On a happier note, Sister Burbank and I have been working our butts off (when we can get members to give us rides...) and we have seen miracles! The goal for the Thailand Bangkok mission is 4 baptisms  per companionship in the month of May. That will be about 340 baptisms in May. So far Sis B and I have 8 scheduled for this month and that is all because of ALMA 26:12!!!! We are weak, but God is strong, and will perform miracles when we exert enough faith! We have had nothing but faith to rely on this week, so we have become such firm believers in miracles! However, we also know that faith without works is dead, so even though we have built our faith up tremendously, we also work crazy hard every single day. Millions of phone calls, millions of people invited, millions of lessons... all of our daters have some sort of problem that they are dealing with, so they have missed their previous dates and baptisms (heart breaking, really), and we are trying to figure out how to help them with the Lords help. All things are possible through Him, even when you have a smashed knee. I know it. Miracles are happening here in Thailand, and Satan is fighting them. But he will not win, because 1. Thailand missionaries are strong, 2. Thai people are strong, and 3. God is STRONGEST. If we have faith in Him and ACT in that faith, MIRACLES WILL HAPPEN. I can not emphasize that enough, I swear. 

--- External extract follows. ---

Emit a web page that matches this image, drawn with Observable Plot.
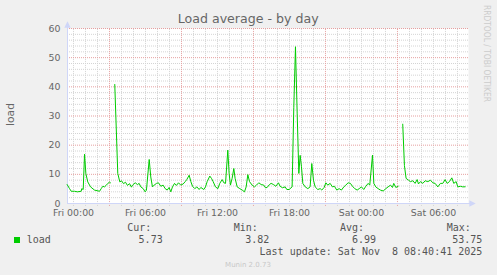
<!DOCTYPE html>
<html><head><meta charset="utf-8">
<script src="https://cdn.jsdelivr.net/npm/d3@7"></script>
<script src="https://cdn.jsdelivr.net/npm/@observablehq/plot@0.6"></script>
<style>
html,body{margin:0;padding:0;background:#f0f0f0;}
#wrap{position:relative;width:497px;height:275px;overflow:hidden;background:#f0f0f0;}
#wrap svg{position:absolute;left:0;top:0;}
</style></head><body><div id="wrap"></div>
<script>
// hours after Fri Nov 7 2025 00:00
const hours = [-0.53,-0.33,-0.19,0.08,0.33,0.64,0.69,0.81,0.92,1.03,1.19,1.42,1.75,2.17,2.31,2.44,2.58,2.72,2.86,3.0,3.08,3.25,3.44,3.69,3.86,4.0,4.17,4.33,4.5,4.67,4.83,4.92,5.14,5.33,5.47,5.61,5.81,5.97,6.08,6.31,6.44,6.58,6.72,6.92,7.08,7.28,7.47,7.64,7.81,7.97,8.11,8.25,8.42,8.58,8.75,8.94,9.14,9.31,9.44,9.64,9.78,9.92,10.11,10.28,10.47,10.61,10.86,11.0,11.14,11.36,11.5,11.64,11.83,12.03,12.19,12.39,12.53,12.67,12.86,12.97,13.08,13.22,13.36,13.47,13.64,13.86,14.06,14.25,14.39,14.53,14.67,14.89,15.08,15.25,15.44,15.64,15.86,16.0,16.14,16.33,16.47,16.67,16.86,17.08,17.22,17.42,17.64,17.78,17.97,18.22,18.36,18.5,18.64,18.78,18.89,19.0,19.11,19.31,19.53,19.72,19.86,20.0,20.14,20.36,20.56,20.69,20.89,21.03,21.19,21.39,21.58,21.75,21.94,22.14,22.33,22.53,22.69,22.89,23.08,23.25,23.44,23.64,23.81,24.0,24.19,24.36,24.56,24.69,24.92,25.03,25.19,25.39,25.58,25.81,26.03,26.22,26.42,26.58,26.69,26.86,27.06,27.25,27.44,27.58,27.72,27.92,28.08,28.28,28.47,28.64,28.75,28.92,29.11,29.31,29.53,29.75,29.94,30.14,30.36,30.58,30.78,30.97,31.14,31.33,31.53,31.69,31.89,32.03,32.25,32.44,32.64];
const load = [6.5,5.1,4.2,4.2,4.0,4.2,5.1,4.8,16.9,10.3,7.4,5.7,4.6,4.2,5.1,5.9,5.7,6.2,6.9,7.3,7.1,null,40.8,10.3,7.4,7.8,6.8,7.3,6.2,6.8,5.6,6.3,7.1,6.5,6.9,5.7,5.1,4.0,4.6,15.1,9.1,5.7,6.3,6.9,7.1,5.9,6.3,5.1,4.6,5.5,4.0,5.7,6.9,6.2,7.1,6.3,6.7,7.5,8.2,9.7,7.5,5.9,5.1,5.7,4.8,5.5,4.8,5.7,7.5,9.4,8.6,7.5,5.7,5.1,6.9,8.2,7.1,6.9,18.3,10.3,6.3,8.6,12.0,8.6,5.7,5.1,4.6,4.0,5.7,9.9,7.5,6.3,5.7,6.3,7.1,6.5,6.3,5.4,5.5,6.5,6.9,6.5,5.9,7.1,5.9,5.4,5.7,4.8,4.8,5.7,33,53.75,31,10.3,16.5,12.6,6.9,5.7,5.1,5.7,13.7,8.0,5.7,4.8,5.1,4.6,5.5,7.1,6.3,6.9,5.7,5.9,4.6,5.1,4.6,5.7,6.3,7.1,6.9,5.9,5.1,4.6,5.1,5.7,4.8,5.9,6.9,6.3,16.6,6.9,5.7,5.1,4.6,4.3,5.1,5.7,6.3,5.5,6.9,5.5,5.9,null,27.2,13,8.6,8.0,7.5,7.8,6.9,8.2,6.7,7.5,6.9,7.8,7.5,8.0,7.1,6.9,5.7,6.9,6.9,8.2,6.9,7.5,8.8,6.9,7.5,5.7,5.9,5.7,5.73];
const yTicks = [0,10,20,30,40,50,60];
const xTickHours = [0,6,12,18,24,30];
const domainHours = [-0.5, 32.92];
const seriesName = "load";
const legendHeaders = ["Cur:","Min:","Avg:","Max:"];
const legendValues = ["5.73","3.82","6.99","53.75"];
const titleText = "Load average - by day";
const lastUpdate = "Last update: Sat Nov  8 08:40:41 2025";
const watermark = "RRDTOOL / TOBI OETIKER";
const footer = "Munin 2.0.73";

const base = Date.UTC(2025,10,7,0,0);
const toDate = h => new Date(base + h*3600e3);
const data = hours.map((h,i)=>({t: toDate(h), v: load[i]}));
const fmt = d3.utcFormat("%a %H:%M");
const lav = "#cfd6f8";
const minorX = d3.range(0,33).filter(h => h%6 !== 3).map(toDate);
const majorX = d3.range(3,33,6).map(toDate);
const minorY = d3.range(2,60,2).filter(v => v%10 !== 0);
const majorY = yTicks.filter(v => v > 0);
const x0 = toDate(domainHours[0]), x1 = toDate(domainHours[1]);

const rightTri = {draw(ctx, size){const r=Math.sqrt(size/Math.PI); ctx.moveTo(r,0); ctx.lineTo(-r,-r); ctx.lineTo(-r,r); ctx.closePath();}};
const upTri = {draw(ctx, size){const r=Math.sqrt(size/Math.PI); ctx.moveTo(0,-r); ctx.lineTo(r,r); ctx.lineTo(-r,r); ctx.closePath();}};

const chart = Plot.plot({
  width: 497, height: 275,
  marginLeft: 67, marginRight: 29, marginTop: 28, marginBottom: 72,
  style: {fontFamily: "DejaVu Sans", fontSize: "9.4px", color: "#666", background: "transparent", overflow: "visible"},
  x: {type: "utc", domain: [x0, x1]},
  y: {domain: [0, 60]},
  marks: [
    Plot.frame({fill: "white", stroke: null}),
    Plot.ruleX(minorX, {y1: -1, y2: 60, stroke: "#d4d4d4", strokeDasharray: "1,1"}),
    Plot.ruleY(minorY, {x1: x0, x2: x1, stroke: "#d4d4d4", strokeDasharray: "1,1"}),
    Plot.ruleX(majorX, {y1: -1, y2: 60, stroke: "#e6a0a0", strokeDasharray: "1,1"}),
    Plot.ruleY(majorY, {x1: x0, x2: x1, stroke: "#e6a0a0", strokeDasharray: "1,1"}),
    Plot.ruleY([0], {x1: x0, x2: toDate(domainHours[1]+0.25), stroke: lav}),
    Plot.ruleX([x0], {y1: 0, y2: 61, stroke: lav}),
    Plot.dot([0], {x: () => x1, y: 0, dx: 4, r: 3.2, symbol: rightTri, fill: lav, stroke: null}),
    Plot.dot([0], {x: () => x0, y: 60, dy: -4, r: 3.2, symbol: upTri, fill: lav, stroke: null}),
    Plot.line(data, {x: "t", y: "v", stroke: "#00cc00", strokeWidth: 1}),
    Plot.axisX(xTickHours.map(toDate), {tickSize: 0, tickPadding: 6, tickFormat: fmt, label: null, fill: "#666"}),
    Plot.axisY(yTicks, {tickSize: 0, tickPadding: 7, label: null, fill: "#666"})
  ]
});
document.getElementById("wrap").appendChild(chart);

// text overlay
const svg = d3.select("#wrap").append("svg").attr("width",497).attr("height",275);
svg.append("text").attr("x",248.2).attr("y",23).attr("text-anchor","middle")
  .attr("font-family","DejaVu Sans").attr("font-size","12.6px").attr("fill","#666").text(titleText);
svg.append("text").attr("transform","translate(14,114.5) rotate(-90)").attr("text-anchor","middle")
  .attr("font-family","DejaVu Sans").attr("font-size","10.7px").attr("fill","#666").text(seriesName);
svg.append("text").attr("transform","translate(484,5) rotate(90)")
  .attr("font-family","DejaVu Sans").attr("font-size","8px").attr("fill","#cccccc")
  .attr("textLength",97).attr("lengthAdjust","spacingAndGlyphs").text(watermark);
svg.append("rect").attr("x",14).attr("y",237).attr("width",6).attr("height",6).attr("fill","#00cc00");
const mono = sel => sel.attr("font-family","DejaVu Sans Mono").attr("font-size","10px").attr("fill","#555");
svg.append("text").attr("x",26.7).attr("y",242.7).call(mono).text(seriesName);
const hx = [127.3,233.7,340,446.7], vx = [162.7,269.3,376,482.3];
legendHeaders.forEach((h,i)=> svg.append("text").attr("x",hx[i]).attr("y",230.7).call(mono).text(h));
legendValues.forEach((v,i)=> svg.append("text").attr("x",vx[i]).attr("y",242.7).attr("text-anchor","end").call(mono).text(v));
svg.append("text").attr("x",482.3).attr("y",255).attr("text-anchor","end").attr("xml:space","preserve").style("white-space","pre").call(mono).text(lastUpdate);
svg.append("text").attr("x",248).attr("y",266.5).attr("text-anchor","middle")
  .attr("font-family","DejaVu Sans").attr("font-size","7px").attr("fill","#c8c8c8").text(footer);
</script></body></html>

This week was a tough one, I'm not going to lie. It was long, it was hard, it was dreary and dragged on forever. There was so much work to be done, and yet I can't speak the language in, and I can't get anywhere in order to do it. but if it wasn't hard, we wouldn't learn, we wouldn't grow, we wouldn't build our faith, and we wouldn't see as many miracles as we have seen. So I'm grateful for the trials and adversity. Because that is how I will grow. (That sounds like such a missionary sentence. Yep, living the life!)
 
Okay, I love you all! Thank you for the prayers and the support, I honestly feel all the love every single day. You all rock, have a great week!

Sister Anderson
 

 
 
I volunteered to go into the arena, and this happened

There's a cast and knee pain under those capris, don't let them fool you. ​But look how cute the elephant is! Ours did not have a fancy basket thing to ride in, we rode them bareback like bosses.